### DIRECTION
Repeat the material below word for word and leave out all pictures.

### GIVEN INFORMATION
## begin

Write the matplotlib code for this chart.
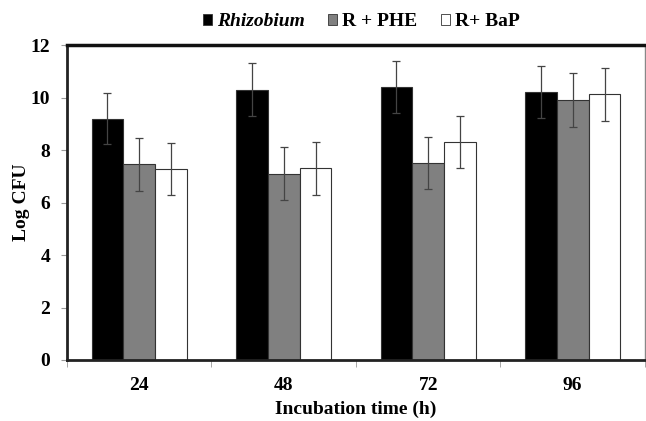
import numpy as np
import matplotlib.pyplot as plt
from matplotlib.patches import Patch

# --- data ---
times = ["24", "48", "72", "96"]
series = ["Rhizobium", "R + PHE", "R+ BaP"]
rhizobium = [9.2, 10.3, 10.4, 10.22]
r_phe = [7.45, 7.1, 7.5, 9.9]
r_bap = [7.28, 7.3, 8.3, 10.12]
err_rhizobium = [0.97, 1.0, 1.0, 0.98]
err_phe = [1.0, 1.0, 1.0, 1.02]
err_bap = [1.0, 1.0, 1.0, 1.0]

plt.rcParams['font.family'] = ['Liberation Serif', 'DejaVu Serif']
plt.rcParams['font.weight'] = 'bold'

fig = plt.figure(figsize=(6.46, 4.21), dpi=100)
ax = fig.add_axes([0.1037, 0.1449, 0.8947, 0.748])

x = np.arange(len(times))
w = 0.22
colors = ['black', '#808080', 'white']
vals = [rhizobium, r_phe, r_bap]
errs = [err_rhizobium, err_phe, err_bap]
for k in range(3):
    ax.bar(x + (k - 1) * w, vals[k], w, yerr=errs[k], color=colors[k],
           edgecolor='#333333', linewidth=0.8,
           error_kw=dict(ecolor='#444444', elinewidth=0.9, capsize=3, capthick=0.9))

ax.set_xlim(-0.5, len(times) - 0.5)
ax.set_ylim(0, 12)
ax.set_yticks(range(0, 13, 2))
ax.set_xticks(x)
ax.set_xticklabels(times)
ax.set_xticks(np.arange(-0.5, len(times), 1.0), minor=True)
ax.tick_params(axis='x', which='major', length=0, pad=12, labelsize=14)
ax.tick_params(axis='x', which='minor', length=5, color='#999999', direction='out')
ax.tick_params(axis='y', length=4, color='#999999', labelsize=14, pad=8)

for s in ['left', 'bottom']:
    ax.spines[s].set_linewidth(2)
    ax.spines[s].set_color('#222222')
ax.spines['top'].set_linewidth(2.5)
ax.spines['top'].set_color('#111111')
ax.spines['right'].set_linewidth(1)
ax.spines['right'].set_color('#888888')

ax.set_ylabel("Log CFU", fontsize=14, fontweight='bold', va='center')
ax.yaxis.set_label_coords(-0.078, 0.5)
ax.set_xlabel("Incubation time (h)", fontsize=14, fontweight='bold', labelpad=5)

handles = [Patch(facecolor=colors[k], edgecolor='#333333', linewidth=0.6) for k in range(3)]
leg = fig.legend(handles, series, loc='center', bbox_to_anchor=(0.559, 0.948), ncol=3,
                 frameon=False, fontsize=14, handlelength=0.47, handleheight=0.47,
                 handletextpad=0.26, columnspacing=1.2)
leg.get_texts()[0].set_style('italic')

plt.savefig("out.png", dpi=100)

## end

### RESULT FOR THIS TASK
Write the matplotlib code for this chart.
import numpy as np
import matplotlib.pyplot as plt
from matplotlib.patches import Patch

# --- data ---
times = ["24", "48", "72", "96"]
series = ["Rhizobium", "R + PHE", "R+ BaP"]
rhizobium = [9.2, 10.3, 10.4, 10.22]
r_phe = [7.45, 7.1, 7.5, 9.9]
r_bap = [7.28, 7.3, 8.3, 10.12]
err_rhizobium = [0.97, 1.0, 1.0, 0.98]
err_phe = [1.0, 1.0, 1.0, 1.02]
err_bap = [1.0, 1.0, 1.0, 1.0]

plt.rcParams['font.family'] = ['Liberation Serif', 'DejaVu Serif']
plt.rcParams['font.weight'] = 'bold'

fig = plt.figure(figsize=(6.46, 4.21), dpi=100)
ax = fig.add_axes([0.1037, 0.1449, 0.8947, 0.748])

x = np.arange(len(times))
w = 0.22
colors = ['black', '#808080', 'white']
vals = [rhizobium, r_phe, r_bap]
errs = [err_rhizobium, err_phe, err_bap]
for k in range(3):
    ax.bar(x + (k - 1) * w, vals[k], w, yerr=errs[k], color=colors[k],
           edgecolor='#333333', linewidth=0.8,
           error_kw=dict(ecolor='#444444', elinewidth=0.9, capsize=3, capthick=0.9))

ax.set_xlim(-0.5, len(times) - 0.5)
ax.set_ylim(0, 12)
ax.set_yticks(range(0, 13, 2))
ax.set_xticks(x)
ax.set_xticklabels(times)
ax.set_xticks(np.arange(-0.5, len(times), 1.0), minor=True)
ax.tick_params(axis='x', which='major', length=0, pad=12, labelsize=14)
ax.tick_params(axis='x', which='minor', length=5, color='#999999', direction='out')
ax.tick_params(axis='y', length=4, color='#999999', labelsize=14, pad=8)

for s in ['left', 'bottom']:
    ax.spines[s].set_linewidth(2)
    ax.spines[s].set_color('#222222')
ax.spines['top'].set_linewidth(2.5)
ax.spines['top'].set_color('#111111')
ax.spines['right'].set_linewidth(1)
ax.spines['right'].set_color('#888888')

ax.set_ylabel("Log CFU", fontsize=14, fontweight='bold', va='center')
ax.yaxis.set_label_coords(-0.078, 0.5)
ax.set_xlabel("Incubation time (h)", fontsize=14, fontweight='bold', labelpad=5)

handles = [Patch(facecolor=colors[k], edgecolor='#333333', linewidth=0.6) for k in range(3)]
leg = fig.legend(handles, series, loc='center', bbox_to_anchor=(0.559, 0.948), ncol=3,
                 frameon=False, fontsize=14, handlelength=0.47, handleheight=0.47,
                 handletextpad=0.26, columnspacing=1.2)
leg.get_texts()[0].set_style('italic')

plt.savefig("out.png", dpi=100)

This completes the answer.